In biblical humanism there is also the way of the son between his father's house and the last pigsty. If we jump too quickly to the merciful embrace and the banquet, we no longer see the many sons consumed by the happiness of “wine” and bodies, and - not seeing them- we leave them amidst the acorn, and they never return. We spend most of our lives passing, repeatedly, from festivals of idolatrous golden calves to banquets mercy of fat cattle - and vice versa. We are all natural manufacturers of idols, almost always looking for only life and happiness. Every now and then we meet eyes and arms that welcome us and save us. Ecclesiastes is one of these gazes, one of these hugs.
Ecclesiastes, however, tells us something else, too: it explains why these crooked roads to happiness are so common on earth: And whatever my eyes desired I did not keep from them. I kept my heart from no pleasure, for my heart found pleasure in all my toil, and this was my reward for all my toil. (2,10) The heart “finds pleasure” in the “toil” to seek these kinds of earthly and bodily happiness, because the goods and bodies are also there to delight us and love us. The knowledge of the higher and spiritual wisdom, however, mainly produces pain, a pain which Qoheleth had called “an unhappy business” (1,13). Pursuing happiness in the body and in things engenders pleasure, it gets its prize. The pursuit of knowledge exposes our illusions, it takes the veils off and makes us see our naked humanity that is poor and precarious. The search for life through the pleasures enrolled in the things themselves, however, gives a consolation that can make us stay inside delusions for long, often forever. It hasn't got the instrument in it for its rebuttal, because it lacks the pain that is always the first spring of change. This second happiness nourishes us, it satisfies a need in us. We also find it in religious experience, where next to the painful search that reveals the illusions, there are not-painful practices that feed from consuming the pleasure and the intrinsic “prize” of the same practices.
But at the end of this second search of truth in happiness under the sun, we hear, again, the terrible and beautiful words: “...all was vanity [habel] and a striving after wind, and there was nothing to be gained [Itron] under the sun.” (2,11) Everything is habel, everything is an infinite Abel, again. The pleasures, bodies, the many goods do not defeat the habel. The rich and the poor share the same striving after wind. It is the equality of this insatiable hunger that gets us all together under the sun.

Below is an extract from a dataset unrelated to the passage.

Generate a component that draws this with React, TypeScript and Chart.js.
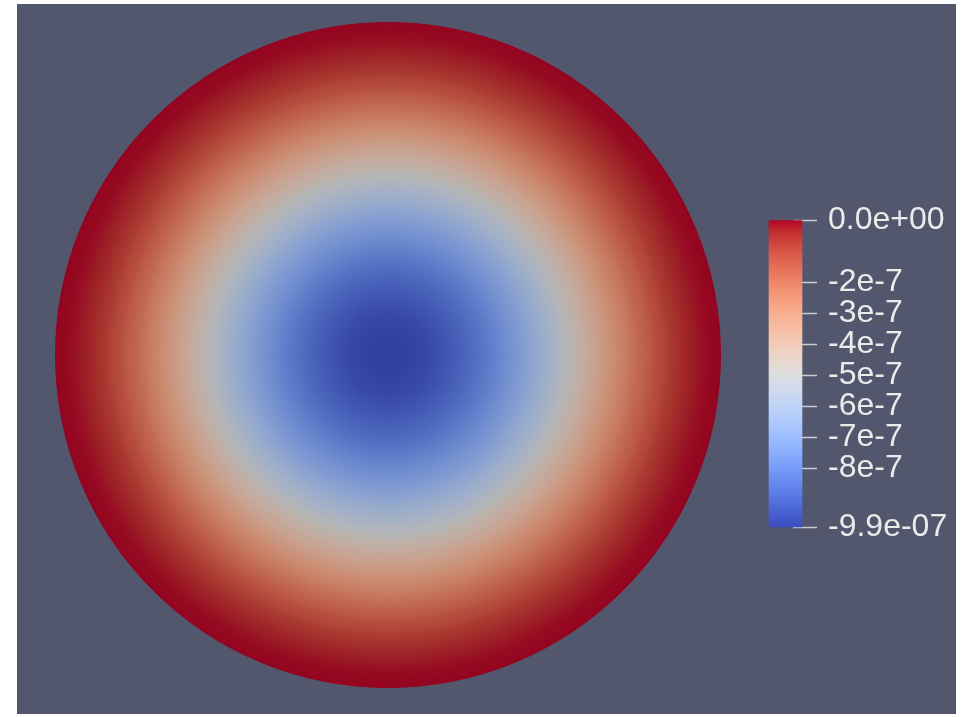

This search for pleasure does not produce 'profit', either: it does not yield anything. The reward that these pleasures know is exhausted in the very act of their consumption. Nothing remains beyond this; there is no gain that remains after they evaporate. Revenues for the pleasures of the flesh and of the goods only cover their own costs: their joy does not accumulate; it does not become capital to feed our children and our elderly. The happiness of life and the body does not accumulate by buying it - and what if it was just a gift? Buying is the verb of Cain - 'I have gotten ([kanìti], acquired, bought - the tr.) a man with the help of the Lord', said Eve when choosing the name of her son (Genesis 4,1). The first Cain struck and won over his brother by killing him. But purchases of goods and people can no longer win Abel, because Cain's children are under the sign of the habel. The second Abel has become unbeatable.